Stéphane Dion a affirmé hier que si le premier ministre Stephen Harper pousse trop fort et tente de faire adopter de force aux Communes certains de ses projets de loi concernant des réformes dans le domaine de la justice, il risque de devoir porter l'odieux d'un déclenchement prématuré de nouvelles élections fédérales.

«Je pense que le gouvernement doit comprendre qu'il est minoritaire et qu'il faut qu'il travaille avec le Parlement, ce qui a cruellement fait défaut dans les mois qui ont précédé les élections», a affirmé aux journalistes M. Dion à la suite d'une réunion de cinq heures avec les membres de son aile parlementaire.

Avant le déclenchement des dernières élections générales du mois d'octobre, les élus libéraux avaient mis de côté à plusieurs occasions leur orgueil afin de ne pas défaire en Chambre le gouvernement minoritaire sur certains projets de loi, question d'éviter des élections trop précipitées à leur goût. Le PLC avait besoin de temps pour mettre ses finances en bon état et préparer la bataille électorale. Cette stratégie a vivement été reprochée aux libéraux qui en ont d'ailleurs payé le prix lors du dernier scrutin.

Or, cette fois-ci, a averti le chef libéral, il en sera tout autrement. M. Dion a déclaré que M. Harper se devait maintenant de travailler avec l'opposition officielle.

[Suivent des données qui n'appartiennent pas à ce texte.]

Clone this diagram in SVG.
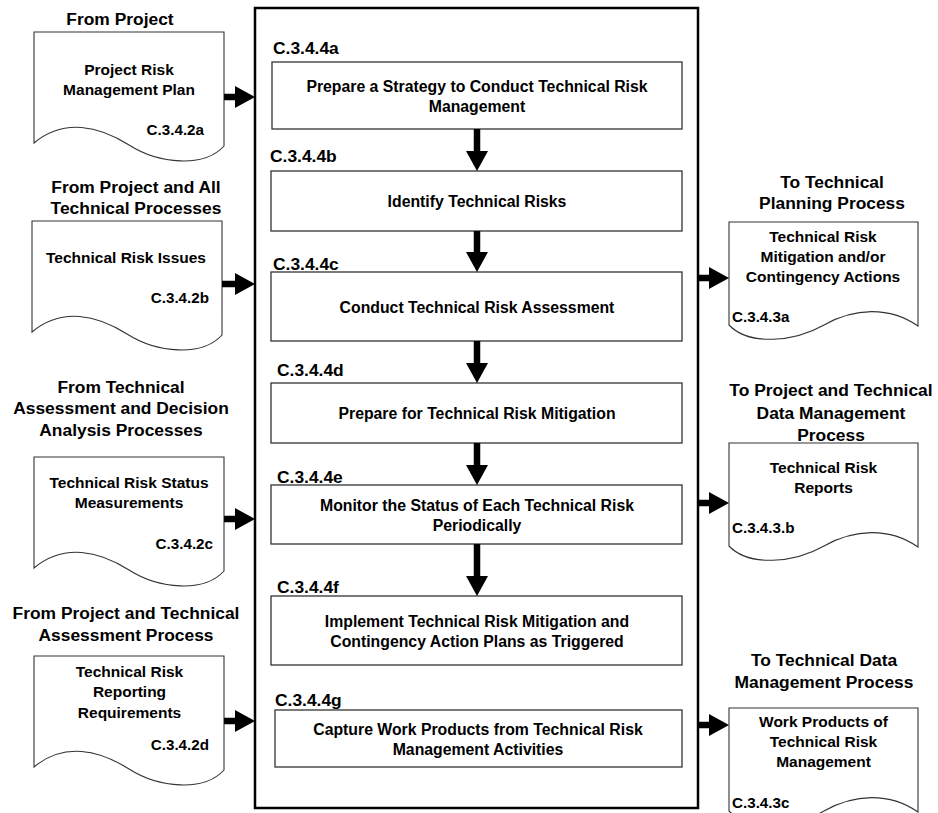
<svg xmlns="http://www.w3.org/2000/svg" width="938" height="813" viewBox="0 0 938 813">
  <style>
    text { font-family: "Liberation Sans", Arial, sans-serif; font-weight: bold; fill: #000; }
    .hdr { font-size: 17.4px; text-anchor: middle; }
    .doc-t { font-size: 15.5px; text-anchor: middle; }
    .code { font-size: 15.2px; }
    .code-r { font-size: 15.2px; text-anchor: end; }
    .step { font-size: 17.4px; }
    .box-t { font-size: 15.8px; text-anchor: middle; }
    .doc { fill: #fff; stroke: #333; stroke-width: 1.1; }
    .box { fill: #fff; stroke: #333; stroke-width: 1.3; }
    .frame { fill: none; stroke: #000; stroke-width: 2.5; }
    .flow { stroke: #000; stroke-width: 6.5; fill: none; marker-end: url(#head); }
  </style>
  <defs>
    <marker id="head" markerUnits="userSpaceOnUse" markerWidth="20" markerHeight="22" refX="0" refY="11" orient="auto" overflow="visible">
      <path d="M0,0 L20,11 L0,22 Z" fill="#000"/>
    </marker>
    <!-- document outline, wave dipping on the right (inputs) -->
    <path id="docL" d="M0,0 H190 V114 C170,136 125,132 95,113 C65,94 30,86 0,111 Z"/>
    <!-- document outline, wave dipping on the left (outputs) -->
    <path id="docR" d="M0,0 H189 V104 C160,84 125,86 95,103 C65,120 20,124 0,103 Z"/>
  </defs>

  <rect width="938" height="813" fill="#fff"/>

  <!-- process frame -->
  <rect id="frame" class="frame" x="255" y="8" width="443" height="800"/>

  <!-- inputs -->
  <g id="in-a">
    <text class="hdr" x="120" y="24.5">From Project</text>
    <use href="#docL" class="doc" x="34" y="32"/>
    <text class="doc-t" x="129" y="75">Project Risk</text>
    <text class="doc-t" x="129" y="95">Management Plan</text>
    <text class="code-r" x="204" y="135">C.3.4.2a</text>
  </g>
  <g id="in-b">
    <text class="hdr" x="136" y="193">From Project and All</text>
    <text class="hdr" x="136" y="214">Technical Processes</text>
    <use href="#docL" class="doc" x="32" y="221"/>
    <text class="doc-t" x="126" y="263">Technical Risk Issues</text>
    <text class="code-r" x="209" y="303">C.3.4.2b</text>
  </g>
  <g id="in-c">
    <text class="hdr" x="121" y="392.5">From Technical</text>
    <text class="hdr" x="121" y="414">Assessment and Decision</text>
    <text class="hdr" x="121" y="436">Analysis Processes</text>
    <use href="#docL" class="doc" x="34" y="457"/>
    <text class="doc-t" x="129" y="488">Technical Risk Status</text>
    <text class="doc-t" x="129" y="508">Measurements</text>
    <text class="code-r" x="213" y="549">C.3.4.2c</text>
  </g>
  <g id="in-d">
    <text class="hdr" x="126" y="619">From Project and Technical</text>
    <text class="hdr" x="126" y="640.5">Assessment Process</text>
    <use href="#docL" class="doc" x="34" y="656"/>
    <text class="doc-t" x="129.5" y="677">Technical Risk</text>
    <text class="doc-t" x="129.5" y="697">Reporting</text>
    <text class="doc-t" x="129.5" y="718">Requirements</text>
    <text class="code-r" x="209" y="750">C.3.4.2d</text>
  </g>

  <!-- activities -->
  <g id="step-a">
    <text class="step" x="273" y="54">C.3.4.4a</text>
    <rect class="box" x="272" y="62" width="410" height="67"/>
    <text class="box-t" x="477" y="91.5">Prepare a Strategy to Conduct Technical Risk</text>
    <text class="box-t" x="477" y="111.5">Management</text>
  </g>
  <g id="step-b">
    <text class="step" x="270" y="162">C.3.4.4b</text>
    <rect class="box" x="271" y="171" width="411" height="60"/>
    <text class="box-t" x="477" y="207">Identify Technical Risks</text>
  </g>
  <g id="step-c">
    <text class="step" x="273" y="270">C.3.4.4c</text>
    <rect class="box" x="271" y="272" width="411" height="69"/>
    <text class="box-t" x="477" y="312.5">Conduct Technical Risk Assessment</text>
  </g>
  <g id="step-d">
    <text class="step" x="277" y="376">C.3.4.4d</text>
    <rect class="box" x="271" y="383" width="411" height="60"/>
    <text class="box-t" x="477" y="419">Prepare for Technical Risk Mitigation</text>
  </g>
  <g id="step-e">
    <text class="step" x="277" y="483">C.3.4.4e</text>
    <rect class="box" x="271" y="485" width="411" height="59"/>
    <text class="box-t" x="477" y="510.5">Monitor the Status of Each Technical Risk</text>
    <text class="box-t" x="477" y="530.5">Periodically</text>
  </g>
  <g id="step-f">
    <text class="step" x="277" y="593">C.3.4.4f</text>
    <rect class="box" x="271" y="596" width="411" height="69"/>
    <text class="box-t" x="477" y="626.5">Implement Technical Risk Mitigation and</text>
    <text class="box-t" x="477" y="646.5">Contingency Action Plans as Triggered</text>
  </g>
  <g id="step-g">
    <text class="step" x="275" y="706">C.3.4.4g</text>
    <rect class="box" x="275" y="710" width="407" height="57"/>
    <text class="box-t" x="478" y="734.5">Capture Work Products from Technical Risk</text>
    <text class="box-t" x="478" y="754.5">Management Activities</text>
  </g>

  <!-- outputs -->
  <g id="out-a">
    <text class="hdr" x="832" y="187.5">To Technical</text>
    <text class="hdr" x="832" y="209">Planning Process</text>
    <use href="#docR" class="doc" x="729" y="222"/>
    <text class="doc-t" x="823" y="242">Technical Risk</text>
    <text class="doc-t" x="823" y="262">Mitigation and/or</text>
    <text class="doc-t" x="823" y="282">Contingency Actions</text>
    <text class="code" x="732" y="322">C.3.4.3a</text>
  </g>
  <g id="out-b">
    <text class="hdr" x="831" y="395.8">To Project and Technical</text>
    <text class="hdr" x="831" y="418.5">Data Management</text>
    <text class="hdr" x="831" y="440.8">Process</text>
    <use href="#docR" class="doc" x="729" y="443"/>
    <text class="doc-t" x="823.5" y="473">Technical Risk</text>
    <text class="doc-t" x="823.5" y="493">Reports</text>
    <text class="code" x="732" y="533">C.3.4.3.b</text>
  </g>
  <g id="out-c">
    <text class="hdr" x="824" y="665.8">To Technical Data</text>
    <text class="hdr" x="824" y="687.5">Management Process</text>
    <use href="#docR" class="doc" x="729" y="708"/>
    <text class="doc-t" x="823.5" y="727">Work Products of</text>
    <text class="doc-t" x="823.5" y="747">Technical Risk</text>
    <text class="doc-t" x="823.5" y="767">Management</text>
    <text class="code" x="732" y="808">C.3.4.3c</text>
  </g>

  <!-- connectors -->
  <g id="connectors">
    <line class="flow" x1="224" y1="97" x2="235" y2="97"/>
    <line class="flow" x1="222" y1="284" x2="235" y2="284"/>
    <line class="flow" x1="224" y1="519" x2="235" y2="519"/>
    <line class="flow" x1="224" y1="721" x2="235" y2="721"/>

    <line class="flow" x1="477" y1="129" x2="477" y2="151"/>
    <line class="flow" x1="477" y1="231" x2="477" y2="252"/>
    <line class="flow" x1="477" y1="341" x2="477" y2="363"/>
    <line class="flow" x1="477" y1="443" x2="477" y2="465"/>
    <line class="flow" x1="477" y1="544" x2="477" y2="576"/>

    <line class="flow" x1="697" y1="278" x2="709" y2="278"/>
    <line class="flow" x1="697" y1="503" x2="709" y2="503"/>
    <line class="flow" x1="697" y1="725" x2="709" y2="725"/>
  </g>
</svg>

«Les Canadiens veulent que l'on se concentre sur l'économie, a-t-il dit. Je suppose que c'est ce que M. Harper va faire aussi. Sinon, ça va créer des problèmes. S'il arrive avec des projets de loi qui sont clairement inacceptables pour l'opposition officielle, je vais envoyer tout de suite le message suivant à MM. Layton, Duceppe et à M. Harper: «Ne comptez pas sur les libéraux pour garder ce Parlement fonctionnel si vous ne voulez pas l'être». Donc, ce sera très important pour M. Harper de comprendre qu'il est minoritaire et qu'il y a des priorités qui sont claires pour les Canadiens. Et l'économie est la priorité des priorités.»

C'est un secret de Polichinelle que le gouvernement conservateur, à la faveur de la course au leadership des libéraux, souhaite faire adopter par le Parlement des projets de loi destinés à durcir les peines pour certains criminels, notamment les jeunes contrevenants et les criminels condamnés à purger leurs peines à domicile. Les conservateurs menacent même de faire des ces projets de loi des votes de défiance, donc des votes susceptibles de faire tomber le gouvernement en cas de défaite.

«Je ne crois pas que nous ayons changé d'avis sur le sujet, a confirmé cette semaine le directeur des communications du premier ministre, Kory Teneycke. Nous sommes prêts à faire de ces questions des questions de confiance s'il le faut.»

Stéphane Dion a réagi hier en expliquant qu'il n'y avait pas beaucoup d'appuis dans le caucus libéral pour un retour à la stratégie d'avant les élections. «Mes députés ne veulent pas faire autre chose que de voter en fonction du mérite de chacun des projets de loi qui nous seront soumis», a-t-il insisté.